“Seek the Lord, all you humble of the land, you who do what he commands. Seek righteousness, seek humility; perhaps you will be sheltered on the day of the Lord’s anger” (Zephaniah 2:3). There is no escaping either the judgment of God, or his mercy. This is the paradox that is the reality of our relationship with the God of Creation, Salvation, and Love.
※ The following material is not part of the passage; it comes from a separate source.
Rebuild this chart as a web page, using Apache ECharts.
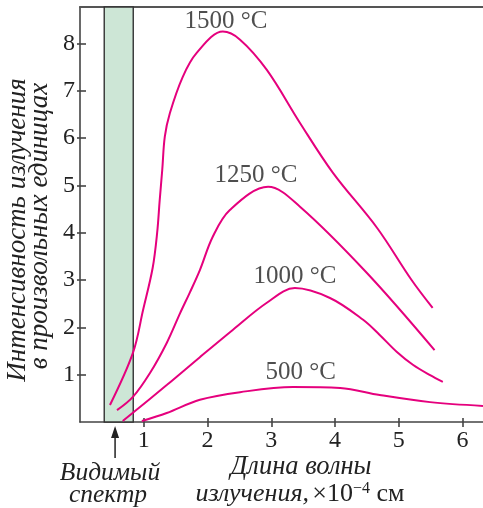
<!DOCTYPE html>
<html>
<head>
<meta charset="utf-8">
<script src="https://cdn.jsdelivr.net/npm/echarts@6/dist/echarts.min.js"></script>
<style>
html,body{margin:0;padding:0;background:#fff}
#chart{width:483px;height:508px}
</style>
</head>
<body>
<div id="chart"></div>
<script>
// тики и подписи осей
var xTicks = [1, 2, 3, 4, 5, 6];
var yTicks = [1, 2, 3, 4, 5, 6, 7, 8];
var visibleBand = [0.38, 0.835];   // видимый спектр
var arrowX = 0.55;

// кривые
var x1500 = [0.47, 0.83, 0.99, 1.14, 1.21, 1.25, 1.29, 1.33, 1.41, 1.61, 1.83, 2.24, 2.51, 2.93, 3.45, 3.97, 4.66, 5.2, 5.53];
var y1500 = [0.36, 1.46, 2.37, 3.26, 4.0, 4.69, 5.33, 6.03, 6.53, 7.29, 7.80, 8.25, 8.08, 7.44, 6.32, 5.26, 4.1, 3.0, 2.41];
var x1250 = [0.58, 0.83, 1.10, 1.36, 1.57, 1.72, 1.88, 2.08, 2.35, 2.95, 3.45, 4.5, 5.56];
var y1250 = [0.25, 0.53, 1.04, 1.67, 2.30, 2.73, 3.21, 3.91, 4.48, 4.97, 4.55, 3.15, 1.52];
var x1000 = [0.67, 1.36, 1.88, 2.40, 2.93, 3.37, 3.92, 4.44, 4.70, 4.97, 5.22, 5.49, 5.69];
var y1000 = [0.02, 0.78, 1.37, 1.95, 2.52, 2.83, 2.62, 2.16, 1.84, 1.48, 1.21, 0.99, 0.85];
var x500 = [0.97, 1.36, 1.88, 2.51, 3.34, 4.08, 4.70, 5.49, 6.32];
var y500 = [0.02, 0.19, 0.47, 0.63, 0.74, 0.72, 0.57, 0.42, 0.34];

var curveNames = ['1500 °C', '1250 °C', '1000 °C', '500 °C'];
var labelX = [2.29, 2.76, 3.37, 3.46];
var labelY = [8.46, 5.22, 3.07, 1.04];

var curveColor = '#e5007d';
var axisColor = '#444';
var serif = 'Liberation Serif';

function zip(xs, ys) {
    var res = [];
    for (var i = 0; i < xs.length; i++) res.push([xs[i], ys[i]]);
    return res;
}

var myChart = echarts.init(document.getElementById('chart'));

var curves = [[x500, y500], [x1000, y1000], [x1250, y1250], [x1500, y1500]];
var series = [];
for (var i = 0; i < curves.length; i++) {
    series.push({
        type: 'line',
        data: zip(curves[i][0], curves[i][1]),
        showSymbol: false,
        smooth: 0.35,
        lineStyle: {color: curveColor, width: 2},
        silent: true,
        z: 3
    });
}
// зелёная полоса
series[0].markArea = {
    silent: true,
    itemStyle: {color: '#cde6d6', borderColor: '#333', borderWidth: 1.4},
    data: [[{xAxis: visibleBand[0]}, {xAxis: visibleBand[1]}]]
};

var labelData = [];
for (var j = 0; j < curveNames.length; j++) labelData.push([labelX[j], labelY[j], curveNames[j]]);
series.push({
    type: 'scatter',
    data: labelData,
    symbolSize: 0,
    silent: true,
    label: {
        show: true,
        position: 'inside',
        formatter: function (p) { return p.value[2]; },
        fontFamily: serif,
        fontSize: 25,
        color: '#222'
    }
});

var xMax = 6.32, yMax = 8.77;

option = {
    animation: false,
    grid: {left: 80, top: 7, right: 0, bottom: 86},
    xAxis: [{
        type: 'value', min: 0, max: xMax, position: 'bottom',
        axisLine: {lineStyle: {color: axisColor, width: 1.6}},
        axisTick: {show: true, length: 5, customValues: xTicks, lineStyle: {color: axisColor, width: 1.6}},
        axisLabel: {customValues: xTicks, fontFamily: serif, fontSize: 24, color: '#222', margin: 7},
        splitLine: {show: false}
    }, {
        type: 'value', min: 0, max: xMax, position: 'bottom',
        axisLine: {show: false},
        axisTick: {show: true, inside: true, length: 4, customValues: xTicks, lineStyle: {color: axisColor, width: 1.6}},
        axisLabel: {show: false},
        splitLine: {show: false}
    }, {
        type: 'value', min: 0, max: xMax, position: 'top',
        axisLine: {lineStyle: {color: '#555', width: 2}},
        axisTick: {show: false}, axisLabel: {show: false}, splitLine: {show: false}
    }],
    yAxis: [{
        type: 'value', min: 0, max: yMax, position: 'left',
        axisLine: {lineStyle: {color: axisColor, width: 1.6}},
        axisTick: {show: true, length: 3, customValues: yTicks, lineStyle: {color: axisColor, width: 1.6}},
        axisLabel: {customValues: yTicks, fontFamily: serif, fontSize: 24, color: '#222', margin: 5},
        splitLine: {show: false}
    }, {
        type: 'value', min: 0, max: yMax, position: 'left',
        axisLine: {show: false},
        axisTick: {show: true, inside: true, length: 6, customValues: yTicks, lineStyle: {color: axisColor, width: 1.6}},
        axisLabel: {show: false},
        splitLine: {show: false}
    }],
    series: series
};
myChart.setOption(option);

// подписи осей и стрелка
var ax = myChart.convertToPixel({xAxisIndex: 0}, arrowX);
function ts(text, size) {
    return {text: text, fontFamily: serif, fontStyle: 'italic', fontSize: size, fill: '#222', textAlign: 'center', textVerticalAlign: 'middle'};
}

myChart.setOption({
    graphic: [
        {type: 'text', x: 18, y: 230, rotation: Math.PI / 2, style: ts('Интенсивность излучения', 27)},
        {type: 'text', x: 40, y: 226, rotation: Math.PI / 2, style: ts('в произвольных единицах', 27)},
        {type: 'text', x: 301, y: 467, style: ts('Длина волны', 26.5)},
        {type: 'text', x: 300, y: 494, style: {
            text: '{i|излучения,} {n|×10}{s|−4}{n| см}',
            textAlign: 'center', textVerticalAlign: 'middle',
            rich: {
                i: {fontFamily: serif, fontStyle: 'italic', fontSize: 26, fill: '#222'},
                n: {fontFamily: serif, fontSize: 26, fill: '#222'},
                s: {fontFamily: serif, fontSize: 16, fill: '#222', verticalAlign: 'top', padding: [0, 0, 9, 0]}
            }
        }},
        {type: 'text', x: 110, y: 473, style: ts('Видимый', 25.5)},
        {type: 'text', x: 108, y: 495, style: ts('спектр', 25.5)},
        {type: 'line', shape: {x1: ax, y1: 458, x2: ax, y2: 434}, style: {stroke: '#222', lineWidth: 1.5}},
        {type: 'polygon', shape: {points: [[ax, 426], [ax - 4, 438], [ax + 4, 438]]}, style: {fill: '#222'}}
    ]
});
</script>
</body>
</html>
We were created in love by God and made in his own image and likeness. That is our glory and yet, because of The Fall of Adam, we have been susceptible to sin, to pride, greed, jealousy, anger/rage, lust, gluttony, and sloth; all of these in their many variations and forms. God, though, never abandoned us, never lost his love for us. When Adam and Eve fell from God’s grace, his love for them (and us) could not, would not be conquered by their (our) rebelliousness. From the moment of The Fall, God has shown us, through all of the prophets, through the liberation of the Jews from their slavery in Egypt, through all of the failings of his Chosen People, that his love was both just and faithful. Though he punished, it was never out of unrighteousness, never out of revenge, but always for the good of his people, his children. And he continues to do so for us today. His judgment is always true, always righteous. And his mercy is magnanimous, instant, pure, complete and perfect. When Jesus died on the Cross, he conquered sin and death—forever. And though we continue to fall, to fail in our love by our free choices, He continues to forgive our sins and to forget them, never holding them against us. He renews us in his forgiveness, every time.
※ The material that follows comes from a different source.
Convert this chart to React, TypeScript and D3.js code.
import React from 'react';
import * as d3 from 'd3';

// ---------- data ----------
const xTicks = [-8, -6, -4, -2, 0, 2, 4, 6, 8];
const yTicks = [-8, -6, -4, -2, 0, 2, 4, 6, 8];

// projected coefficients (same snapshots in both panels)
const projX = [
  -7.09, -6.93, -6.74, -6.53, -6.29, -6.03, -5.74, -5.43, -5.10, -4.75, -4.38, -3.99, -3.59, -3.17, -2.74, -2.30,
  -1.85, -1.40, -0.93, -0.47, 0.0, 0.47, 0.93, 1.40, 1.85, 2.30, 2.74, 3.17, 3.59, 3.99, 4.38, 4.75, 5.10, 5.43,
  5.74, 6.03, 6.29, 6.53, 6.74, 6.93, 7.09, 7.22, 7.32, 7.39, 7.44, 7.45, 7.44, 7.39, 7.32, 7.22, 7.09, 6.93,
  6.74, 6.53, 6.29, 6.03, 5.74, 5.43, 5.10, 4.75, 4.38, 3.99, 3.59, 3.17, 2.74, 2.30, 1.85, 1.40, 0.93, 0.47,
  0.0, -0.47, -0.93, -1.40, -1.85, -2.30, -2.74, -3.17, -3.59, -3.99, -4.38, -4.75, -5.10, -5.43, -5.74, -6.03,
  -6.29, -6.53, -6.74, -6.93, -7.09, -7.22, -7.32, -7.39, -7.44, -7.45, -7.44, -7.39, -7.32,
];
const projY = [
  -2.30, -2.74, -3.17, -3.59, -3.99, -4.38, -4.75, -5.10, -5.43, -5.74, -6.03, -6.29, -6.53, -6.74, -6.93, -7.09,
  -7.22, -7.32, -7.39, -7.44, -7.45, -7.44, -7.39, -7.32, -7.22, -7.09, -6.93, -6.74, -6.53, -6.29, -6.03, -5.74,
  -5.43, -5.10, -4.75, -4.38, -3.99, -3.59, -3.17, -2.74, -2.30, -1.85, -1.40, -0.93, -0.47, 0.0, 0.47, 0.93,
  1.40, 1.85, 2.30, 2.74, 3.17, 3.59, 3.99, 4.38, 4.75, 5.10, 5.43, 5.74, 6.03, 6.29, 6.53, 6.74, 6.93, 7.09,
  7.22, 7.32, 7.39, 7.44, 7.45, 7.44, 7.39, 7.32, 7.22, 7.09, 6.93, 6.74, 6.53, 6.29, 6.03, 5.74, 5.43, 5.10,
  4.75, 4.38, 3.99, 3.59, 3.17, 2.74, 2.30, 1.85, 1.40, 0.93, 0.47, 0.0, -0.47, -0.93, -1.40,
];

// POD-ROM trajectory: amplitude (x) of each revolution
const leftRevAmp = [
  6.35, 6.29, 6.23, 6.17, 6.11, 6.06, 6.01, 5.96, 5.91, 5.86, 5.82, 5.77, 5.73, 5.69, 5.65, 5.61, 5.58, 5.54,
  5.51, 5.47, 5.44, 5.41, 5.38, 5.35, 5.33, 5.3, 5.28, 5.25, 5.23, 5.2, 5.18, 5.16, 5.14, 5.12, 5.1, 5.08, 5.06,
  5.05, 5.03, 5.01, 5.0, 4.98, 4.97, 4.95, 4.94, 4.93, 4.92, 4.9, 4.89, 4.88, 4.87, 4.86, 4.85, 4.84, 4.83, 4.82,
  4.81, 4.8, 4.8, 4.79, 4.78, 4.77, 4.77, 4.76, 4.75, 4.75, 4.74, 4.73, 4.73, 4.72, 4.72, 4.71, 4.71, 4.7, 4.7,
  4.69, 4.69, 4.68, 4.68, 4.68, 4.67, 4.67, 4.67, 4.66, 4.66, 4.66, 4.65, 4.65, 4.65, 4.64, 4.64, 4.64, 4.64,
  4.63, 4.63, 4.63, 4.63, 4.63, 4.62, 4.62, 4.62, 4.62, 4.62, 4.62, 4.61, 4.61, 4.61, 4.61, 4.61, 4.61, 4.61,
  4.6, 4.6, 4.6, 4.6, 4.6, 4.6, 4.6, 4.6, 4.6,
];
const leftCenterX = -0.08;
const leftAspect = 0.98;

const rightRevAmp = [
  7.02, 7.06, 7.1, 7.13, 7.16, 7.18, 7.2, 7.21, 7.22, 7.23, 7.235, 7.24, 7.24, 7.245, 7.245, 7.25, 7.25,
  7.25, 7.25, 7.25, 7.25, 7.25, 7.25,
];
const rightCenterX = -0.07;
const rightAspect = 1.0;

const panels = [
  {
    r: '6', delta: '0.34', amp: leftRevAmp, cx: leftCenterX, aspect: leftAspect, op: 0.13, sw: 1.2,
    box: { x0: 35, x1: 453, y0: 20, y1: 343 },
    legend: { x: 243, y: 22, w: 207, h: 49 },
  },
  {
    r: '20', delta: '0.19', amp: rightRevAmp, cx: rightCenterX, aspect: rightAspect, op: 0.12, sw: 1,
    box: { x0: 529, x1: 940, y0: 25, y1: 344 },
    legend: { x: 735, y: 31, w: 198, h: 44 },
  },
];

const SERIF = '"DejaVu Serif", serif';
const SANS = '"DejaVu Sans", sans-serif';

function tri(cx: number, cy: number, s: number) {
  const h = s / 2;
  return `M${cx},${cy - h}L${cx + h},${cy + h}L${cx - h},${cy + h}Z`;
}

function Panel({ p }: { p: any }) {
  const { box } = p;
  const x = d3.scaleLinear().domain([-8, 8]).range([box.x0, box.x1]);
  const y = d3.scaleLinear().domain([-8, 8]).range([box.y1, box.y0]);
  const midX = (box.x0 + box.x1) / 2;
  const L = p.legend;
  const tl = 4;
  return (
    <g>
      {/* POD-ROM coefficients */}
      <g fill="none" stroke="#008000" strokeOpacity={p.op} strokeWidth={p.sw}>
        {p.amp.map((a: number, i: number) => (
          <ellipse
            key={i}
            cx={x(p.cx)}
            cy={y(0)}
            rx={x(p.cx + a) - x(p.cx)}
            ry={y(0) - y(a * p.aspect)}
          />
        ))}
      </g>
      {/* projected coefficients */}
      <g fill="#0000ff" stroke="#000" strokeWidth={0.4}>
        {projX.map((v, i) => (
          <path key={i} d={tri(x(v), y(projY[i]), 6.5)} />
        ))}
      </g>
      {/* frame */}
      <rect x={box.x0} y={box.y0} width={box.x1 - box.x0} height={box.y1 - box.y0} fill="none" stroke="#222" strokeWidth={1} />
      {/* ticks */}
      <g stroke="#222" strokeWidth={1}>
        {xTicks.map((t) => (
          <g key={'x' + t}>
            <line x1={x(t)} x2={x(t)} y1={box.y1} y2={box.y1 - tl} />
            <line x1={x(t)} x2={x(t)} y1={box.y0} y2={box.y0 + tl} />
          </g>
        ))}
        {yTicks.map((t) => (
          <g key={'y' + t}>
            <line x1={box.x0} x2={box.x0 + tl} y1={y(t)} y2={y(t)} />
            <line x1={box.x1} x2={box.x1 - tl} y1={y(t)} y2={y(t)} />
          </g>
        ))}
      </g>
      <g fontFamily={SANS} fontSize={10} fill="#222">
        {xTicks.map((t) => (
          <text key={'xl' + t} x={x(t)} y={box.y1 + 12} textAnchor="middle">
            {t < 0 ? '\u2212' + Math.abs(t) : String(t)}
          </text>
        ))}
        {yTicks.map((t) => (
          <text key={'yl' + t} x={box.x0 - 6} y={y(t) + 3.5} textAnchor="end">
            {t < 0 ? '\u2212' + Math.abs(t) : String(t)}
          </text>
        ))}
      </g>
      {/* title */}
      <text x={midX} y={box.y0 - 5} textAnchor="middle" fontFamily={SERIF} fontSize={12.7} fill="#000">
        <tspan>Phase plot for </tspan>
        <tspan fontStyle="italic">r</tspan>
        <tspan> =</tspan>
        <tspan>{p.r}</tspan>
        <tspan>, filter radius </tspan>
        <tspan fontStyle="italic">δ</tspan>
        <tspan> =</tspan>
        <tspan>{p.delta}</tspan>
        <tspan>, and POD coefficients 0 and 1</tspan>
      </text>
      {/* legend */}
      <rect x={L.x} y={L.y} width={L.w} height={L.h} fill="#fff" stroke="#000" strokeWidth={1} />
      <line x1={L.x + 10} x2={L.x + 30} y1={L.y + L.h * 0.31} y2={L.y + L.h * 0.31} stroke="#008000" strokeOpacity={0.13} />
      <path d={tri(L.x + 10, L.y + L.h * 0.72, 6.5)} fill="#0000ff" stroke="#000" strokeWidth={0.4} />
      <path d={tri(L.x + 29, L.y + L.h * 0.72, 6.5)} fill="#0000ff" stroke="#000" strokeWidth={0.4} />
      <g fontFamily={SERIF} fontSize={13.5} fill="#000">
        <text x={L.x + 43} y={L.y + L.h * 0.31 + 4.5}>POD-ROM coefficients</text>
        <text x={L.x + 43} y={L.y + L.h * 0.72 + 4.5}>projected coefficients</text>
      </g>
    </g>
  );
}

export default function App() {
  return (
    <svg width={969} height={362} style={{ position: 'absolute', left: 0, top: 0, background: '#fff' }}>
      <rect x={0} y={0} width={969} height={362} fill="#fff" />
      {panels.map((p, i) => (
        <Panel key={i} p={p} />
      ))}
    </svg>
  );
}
The only way we who are creatures, created in his love, can thank our Creator for his unconditional love and mercy is to consciously, willingly, and humbly “seek the Lord,” by learning to be obedient to his law of love, by turning to him for the graces we need to help us along the way in our awkward struggle toward righteousness. But we need not look at this struggle fearfully. It is in humility that we recognize our guilt and our need for God’s grace and love. It is in humility that we can be joyful in our struggle. We can come to know our struggles as the crosses we are to pick up and bear, for him. When we pick up our crosses and willingly, joyfully, follow him and his Way, we are seeking him in the way that leads us to the righteousness he calls us to in this life. It is in humility that we come to know that without him we can do nothing, and that with him we can do all that is good, and righteous.
How do we practice this humility and righteousness? We do so by reading the scriptures and meditating on them personally, by developing a relationship with God in our prayer lives, by loving God with our whole hearts, minds, bodies, and souls, and our neighbors as ourselves. We do so by putting the Word of God into practice in our daily lives, by practicing forgiveness. It is only when we come to know ourselves humbly before God that we can learn to forgive those who have sinned against us out of true love and true compassion and true understanding. It is in learning to act humbly in accord with the righteousness of God, that is, justly and mercifully, with compassion and understanding, that we will be able to “find shelter in the Lord,” both now and on the Last Day.
Lord, Teach our hearts the wisdom of humility. Give us an ever-deepening desire to humbly bend our wills to your righteousness, so that we may become righteous in all that we think, say, and do. We pray these prayers in your name, Jesus. Amen!